Tycho Brahe was born on December 14th, 1546 in a town called Knudstrup in Scania, Denmark. His early years were filled with pain, as he was kidnapped by his uncle and raised in his castle in Tostrup, Scania. His education was backed by his uncle, and he went to the University of Copenhagen to study law from 1559-1562. It was during this time that Brahe developed a love for astronomy. He saw a solar eclipse of the Sun which was predicted for August 21st 1560, and he found it fascinating how a prediction of that nature could be made. He also developed small globes with the help of some of his nstructors at Copenhagen.
In 1562, Brahe was sent to the University of Leipzeg where he studied until 1565. During this period, he made his first astronomical observation. He saw an overlapping of Jupiter and Saturn, and saw that the almanacs and ephemerides of the time were inaccurate. Between 1565 and 1570, he traveled Europe, studying at Wittenberg, Rostock, Basel, and Augsburg. During this time he gathered astronomical and mathematical instruments, including a large quadrant. In 1571, he settled in Scania after inheriting the land of his father and uncle and built a small observatory.
Here, he discovered a star, one which had not been seen, that was brighter than Venus. This supernova in the constellation Cassiopeia shocked the scientific community because it suggested that the universe was not in fact perfect and unchanging, as it was believed to be at the time. With the discovery of this “new” star, Brahe dedicated himself to astronomy. Frederick II, king of Denmark and Norway, provided Tycho with funds to construct and equip an astronomical observatory on the island of Hven in 1576. Brahe named this observatory Uraniborg.

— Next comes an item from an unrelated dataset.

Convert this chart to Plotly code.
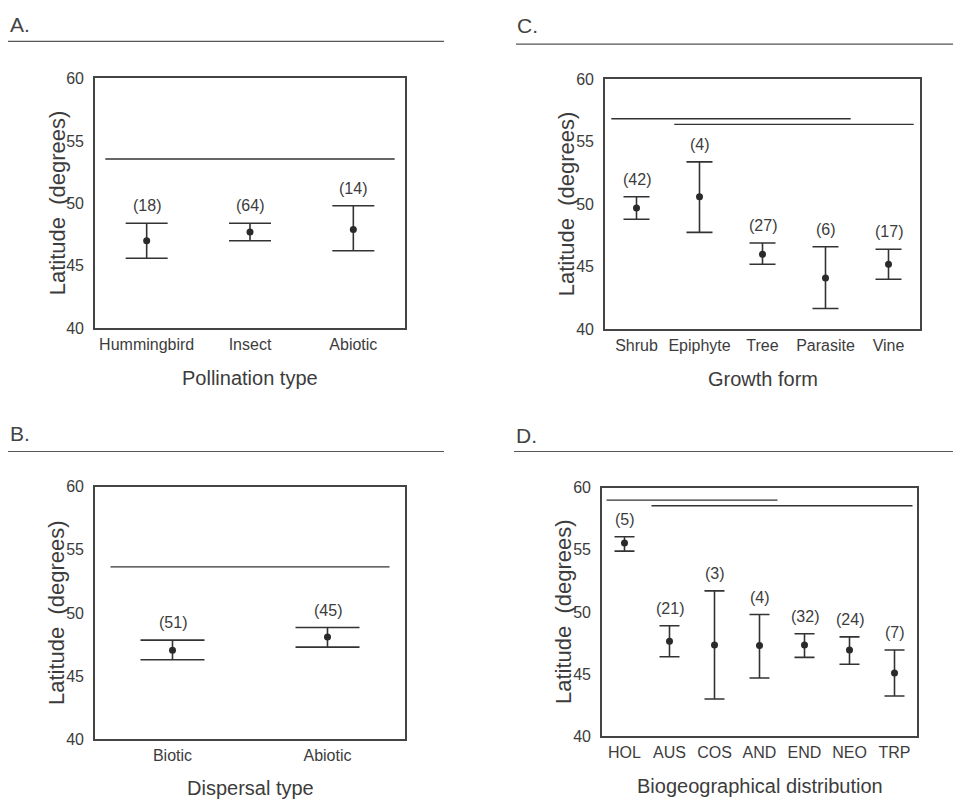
import plotly.graph_objects as go

# ---------------- data ----------------
pollination_types = ["Hummingbird", "Insect", "Abiotic"]
pollination_mean = [47.0, 47.7, 47.9]
pollination_upper = [48.4, 48.4, 49.8]
pollination_lower = [45.6, 47.0, 46.2]
pollination_n = [18, 64, 14]
pollination_groups = [("Hummingbird", "Abiotic", 53.55)]

dispersal_types = ["Biotic", "Abiotic"]
dispersal_mean = [47.05, 48.1]
dispersal_upper = [47.85, 48.85]
dispersal_lower = [46.3, 47.3]
dispersal_n = [51, 45]
dispersal_groups = [("Biotic", "Abiotic", 53.65)]

growth_forms = ["Shrub", "Epiphyte", "Tree", "Parasite", "Vine"]
growth_mean = [49.7, 50.6, 46.0, 44.1, 45.2]
growth_upper = [50.6, 53.4, 46.9, 46.6, 46.4]
growth_lower = [48.8, 47.75, 45.2, 41.65, 44.0]
growth_n = [42, 4, 27, 6, 17]
growth_groups = [("Shrub", "Parasite", 56.85), ("Epiphyte", "Vine", 56.4)]

distributions = ["HOL", "AUS", "COS", "AND", "END", "NEO", "TRP"]
dist_mean = [55.55, 47.65, 47.35, 47.3, 47.35, 46.95, 45.1]
dist_upper = [56.05, 48.9, 51.7, 49.8, 48.25, 48.0, 46.95]
dist_lower = [54.9, 46.4, 43.0, 44.7, 46.35, 45.8, 43.25]
dist_n = [5, 21, 3, 4, 32, 24, 7]
dist_groups = [("HOL", "AND", 59.0), ("AUS", "TRP", 58.55)]

y_ticks = [40, 45, 50, 55, 60]

# ---------------- layout helpers ----------------
W, H = 953, 809
FONT = "Liberation Sans, Arial, Helvetica, sans-serif"
TXT = "#3c3c3c"
LINE = "#333333"


def px(x):
    return x / W


def py(y):
    return 1 - y / H


panels = [
    dict(letter="A.", xlabel="Pollination type", cats=pollination_types, mean=pollination_mean,
         up=pollination_upper, lo=pollination_lower, n=pollination_n, groups=pollination_groups,
         box=(95, 405, 72, 327), cap=21, letter_xy=(8, 17), sep=(8, 444, 34),
         xlab_y=378, ylab_x=57),
    dict(letter="C.", xlabel="Growth form", cats=growth_forms, mean=growth_mean,
         up=growth_upper, lo=growth_lower, n=growth_n, groups=growth_groups,
         box=(605, 920, 73, 328), cap=13, letter_xy=(515, 18), sep=(516, 953, 37),
         xlab_y=379, ylab_x=566),
    dict(letter="B.", xlabel="Dispersal type", cats=dispersal_types, mean=dispersal_mean,
         up=dispersal_upper, lo=dispersal_lower, n=dispersal_n, groups=dispersal_groups,
         box=(95, 405, 489, 747), cap=32, letter_xy=(8, 435), sep=(8, 444, 453),
         xlab_y=797, ylab_x=56),
    dict(letter="D.", xlabel="Biogeographical distribution", cats=distributions, mean=dist_mean,
         up=dist_upper, lo=dist_lower, n=dist_n, groups=dist_groups,
         box=(602, 917, 490, 744), cap=10, letter_xy=(514, 437), sep=(514, 953, 453),
         xlab_y=795, ylab_x=563),
]

fig = go.Figure()
annotations = []
shapes = []

for i, p in enumerate(panels, start=1):
    xa = "x" if i == 1 else f"x{i}"
    ya = "y" if i == 1 else f"y{i}"
    xl, xr, yt, yb = p["box"]
    idx = list(range(len(p["cats"])))

    # homogeneous-subset lines
    for (c0, c1, level) in p["groups"]:
        i0, i1 = p["cats"].index(c0), p["cats"].index(c1)
        fig.add_trace(go.Scatter(
            x=[i0 - 0.4, i1 + 0.4], y=[level, level], mode="lines",
            line=dict(color=LINE, width=1.4), xaxis=xa, yaxis=ya,
            showlegend=False, hoverinfo="skip"))

    # means with error bars
    plus = [u - m for u, m in zip(p["up"], p["mean"])]
    minus = [m - l for m, l in zip(p["mean"], p["lo"])]
    fig.add_trace(go.Scatter(
        x=idx, y=p["mean"], mode="markers",
        marker=dict(color="#2a2a2a", size=7),
        error_y=dict(type="data", array=plus, arrayminus=minus, symmetric=False,
                     color=LINE, thickness=1.6, width=p["cap"]),
        xaxis=xa, yaxis=ya, showlegend=False))

    # n labels
    for k, (u, nn) in enumerate(zip(p["up"], p["n"])):
        annotations.append(dict(
            x=k, y=u, xref=xa, yref=ya, text=f"({nn})", showarrow=False,
            yanchor="bottom", yshift=7, font=dict(family=FONT, size=16, color=TXT)))

    axis_common = dict(showline=True, mirror=True, linecolor="#444444", linewidth=1.6,
                       showgrid=False, zeroline=False, ticks="",
                       tickfont=dict(family=FONT, size=16, color=TXT))
    fig.layout[("xaxis" if i == 1 else f"xaxis{i}")] = dict(
        domain=[px(xl), px(xr)], anchor=ya, range=[-0.5, len(idx) - 0.5],
        tickmode="array", tickvals=idx, ticktext=p["cats"], ticklabelstandoff=1,
        **axis_common)
    fig.layout[("yaxis" if i == 1 else f"yaxis{i}")] = dict(
        domain=[py(yb), py(yt)], anchor=xa, range=[40, 60],
        tickmode="array", tickvals=y_ticks, ticklabelstandoff=6,
        **axis_common)

    # axis titles
    annotations.append(dict(
        x=px((xl + xr) / 2), y=py(p["xlab_y"]), xref="paper", yref="paper",
        text=p["xlabel"], showarrow=False, xanchor="center", yanchor="middle",
        font=dict(family=FONT, size=20, color=TXT)))
    annotations.append(dict(
        x=px(p["ylab_x"]), y=py((yt + yb) / 2), xref="paper", yref="paper",
        text="Latitude  (degrees)", showarrow=False, textangle=-90,
        xanchor="center", yanchor="middle",
        font=dict(family=FONT, size=22, color=TXT)))

    # panel letter + separator line
    lx, ly = p["letter_xy"]
    annotations.append(dict(
        x=px(lx), y=py(ly), xref="paper", yref="paper", text=p["letter"],
        showarrow=False, xanchor="left", yanchor="middle",
        font=dict(family=FONT, size=21, color="#444444")))
    sx0, sx1, sy = p["sep"]
    shapes.append(dict(type="line", xref="paper", yref="paper",
                       x0=px(sx0), x1=px(sx1), y0=py(sy), y1=py(sy),
                       line=dict(color="#555555", width=1.2)))

fig.update_layout(
    width=W, height=H, margin=dict(l=0, r=0, t=0, b=0),
    paper_bgcolor="white", plot_bgcolor="white",
    annotations=annotations, shapes=shapes, showlegend=False,
    font=dict(family=FONT, color=TXT),
)

# remove the browser's default 8px body margin so the figure sits at (0, 0)
fig.write_html("out.html", config={"displayModeBar": False},
               post_script="document.body.style.margin='0';")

For 20 years, the bservatory was the center for astronomical study and discovery in northern Europe. In 1577 he proved that the orbit of the comet of 1577 did lay beyond the moon. He also charted accurate positions for more than 777 fixed stars. He also proposed a modified Copernican system which suggested that the planets revolved around the Sun which in turn moved around the Earth, which was stationary. Frederick II died in 1588 and his son Christian IV took over as king. Brahe lost most of his income as a result. Tycho left Hven and his observatory in 1597. He was offered a grant to Bohemia from the Holy Roman Emperor Rudolf
II, who gave him a pension of 3000 ducats and an estate near Prague. He started building a new observatory, but died in 1601 before it could be completed. Brahes work was indeed significant. His data that he had accumulated during his lifetime was extremely accurate, and it allowed his assistant Johannes Kepler to formulate his three laws of planetary motion. He also laid the ground work for Sir Isaac Newton. Much of what we know about astronomy is thanks to Tycho Brahe. His last words in Prague were, “Ne frustra vixisse videur,” or, “May I not seemed to have lived in vain. ” He indeed did not.